"The Intuition of the Island", a portrait of José Saramago's intimacy

"It is an act of recognition to Lanzarote, to José Saramago, to friends and to the world of José Saramago," adds Pilar del Río, journalist and widow of the Nobel Prize winner

EFE

September 25 2022 (08:22 WEST)
Pilar del Río talks about "The Intuition of the Island", a portrait of Saramago's intimacy, EFE
Pilar del Río talks about "The Intuition of the Island", a portrait of Saramago's intimacy, EFE

Pilar del Río's voice lights up every time she mentions José Saramago, her deceased husband, whom she portrays in the intimacy of his house in Lanzarote in the book "The Intuition of the Island", in which, she assures in an interview with Efe in Bogotá, she gives testimony of something she witnessed.

Del Río visited Bogotá as part of the commemorations of the centenary of Saramago (1922-2010), winner of the Nobel Prize for Literature (1998) and the Camões Prize (1995).

The Spanish journalist (Castril, 1950) shared more than two decades of her life with the Portuguese author and together they lived 17 years in the town of Tías, in Lanzarote, "an island that I had never thought of in my life, which I discovered (...) and became a kind of state of happiness."

"It is the beginning of the world, it is the end of the world, it is beauty and above all intimacy," she says about that piece of land where Saramago wrote some of his greatest works, such as "Blindness" and "Seeing".



Testimony
 

"The Intuition of the Island" (Alfaguara) is, in Del Río's words: "to give testimony of something that I witnessed, but I try not to be inside the book ever. It is as if the journalist was there and tells it. The journalist is not the protagonist of anything."

But that testimony was written, then, by a particular pressure: that of the workers of A Casa, the house museum of Lanzarote where she lived with Saramago, who insisted that she tell in a book the anecdotes of that home that she told them.

"They even threatened me that I had to write because if I died of coronavirus no one else was going to know what had happened in the house. So it was very funny because they had a burden of insistence, but also a desire to know that what had happened in the house would continue to be kept alive," she explains.

In that sense, the process was exciting, because it occurred in "a fortunate moment, because now they are letters for readers of José Saramago who want to know what the day-to-day life of José Saramago was like."
 

The joy of detail
 

The Spanish journalist, who also chairs the Saramago Foundation to keep the writer's legacy alive, assures that the writing was done with joy, because in "The Intuition of the Island" she reflects the things that happened in A Casa.

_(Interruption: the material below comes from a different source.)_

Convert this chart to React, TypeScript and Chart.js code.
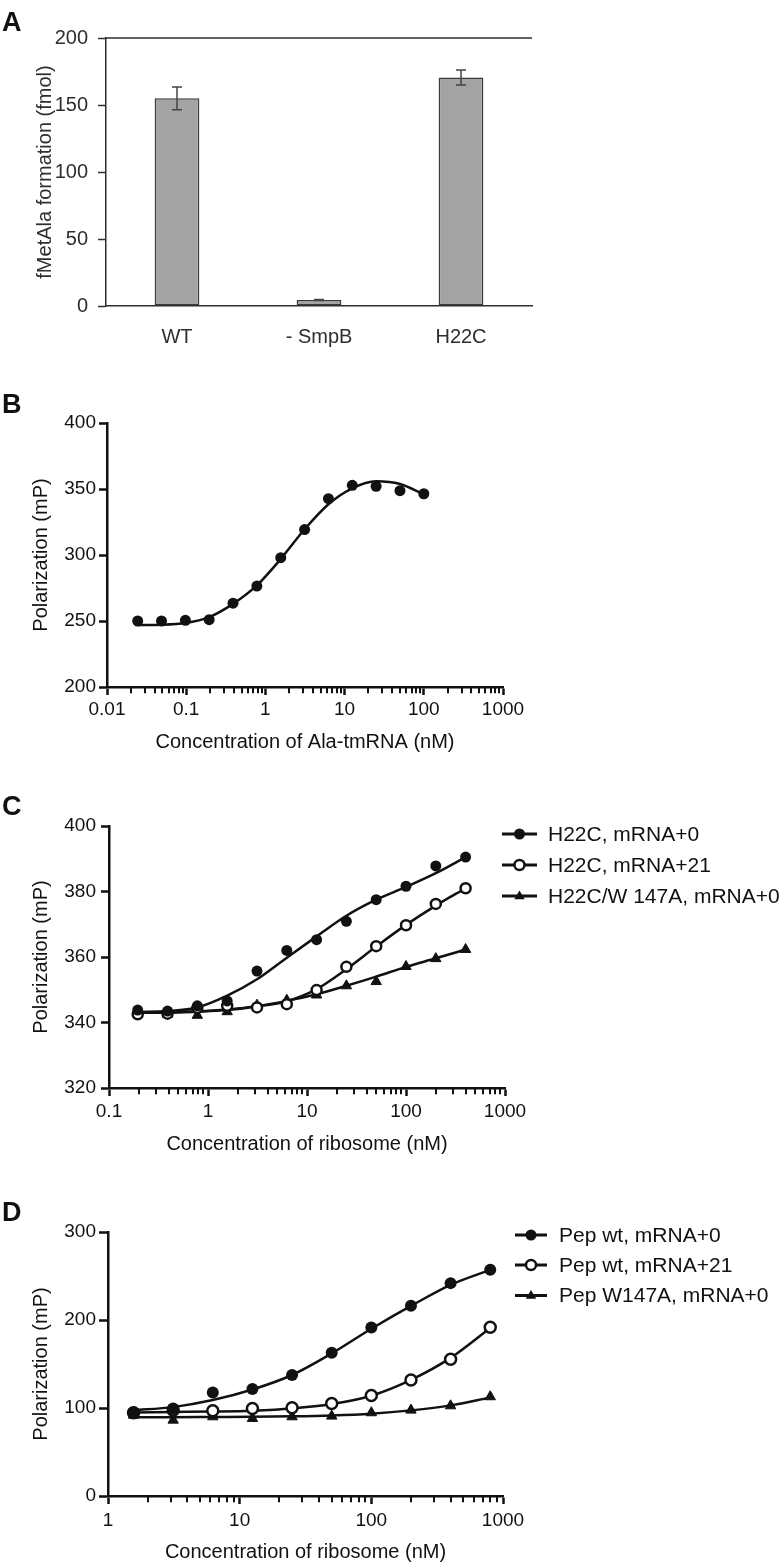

The idea of all this is that the people who read the text feel comforted, because the stories they find there are "like love letters for José Saramago readers."

"It is a book written from joy and with love for reading, readers, with love for curiosity. With love for the value that books offer us, which make us bigger," says the journalist.

One of the particularities is that, despite being herself one of the protagonists of her story, she took her role as a journalist very seriously, so her name does not appear in the stories because "journalists cannot be part of the information they make, they cannot be in the chronicle."

Del Río sought to write "the best chronicle with the best style" and tried to relate what she lived from "different perspectives", but, she insists, "without appearing".

"That is what I did, I tried to apply what I had learned in journalism school and I tried to do it with joy and devotion. With devotion for the people who passed through the house, for the stories, for the writers, for the artists, for the politicians, for the anonymous, for the artists, for all of them I profess affection," she says.

Immediately afterwards she says: "It is an act of recognition to Lanzarote, to José Saramago, to friends and to the world of José Saramago."
 

 

Creativity in Lanzarote
 

In the book, Del Río ventured to explain the context in which Saramago wrote his best texts in Lanzarote, as is the case of "Cain", "The Elephant's Journey", "Seeing" and "Blindness".

"I explain what are the circumstances for which he wrote that book from 'Blindness' to 'Halberds, halberds' passing through 'Cain' (...) I explain what those books are due to, why he wrote them, in what state of mind," she says.

She adds: "I try to do it with joy, I try to mix the intellectual with the moral man who expresses himself and with the everyday being who enjoys with his dogs, with cooking or with a good glass of white wine."

The book includes the Universal Charter of Duties and Obligations of Persons, a document inspired by a speech given in 1998 by the Nobel laureate.

"The Universal Declaration of Human Rights needs the symmetry of the Universal Declaration of Human Duties and that is up to us. If we want to be humiliated, denigrated, have work, have a house or not have work, let's continue like this, if we assume our responsibility maybe the world will be better and that is what Saramago said, we assume it," she concludes.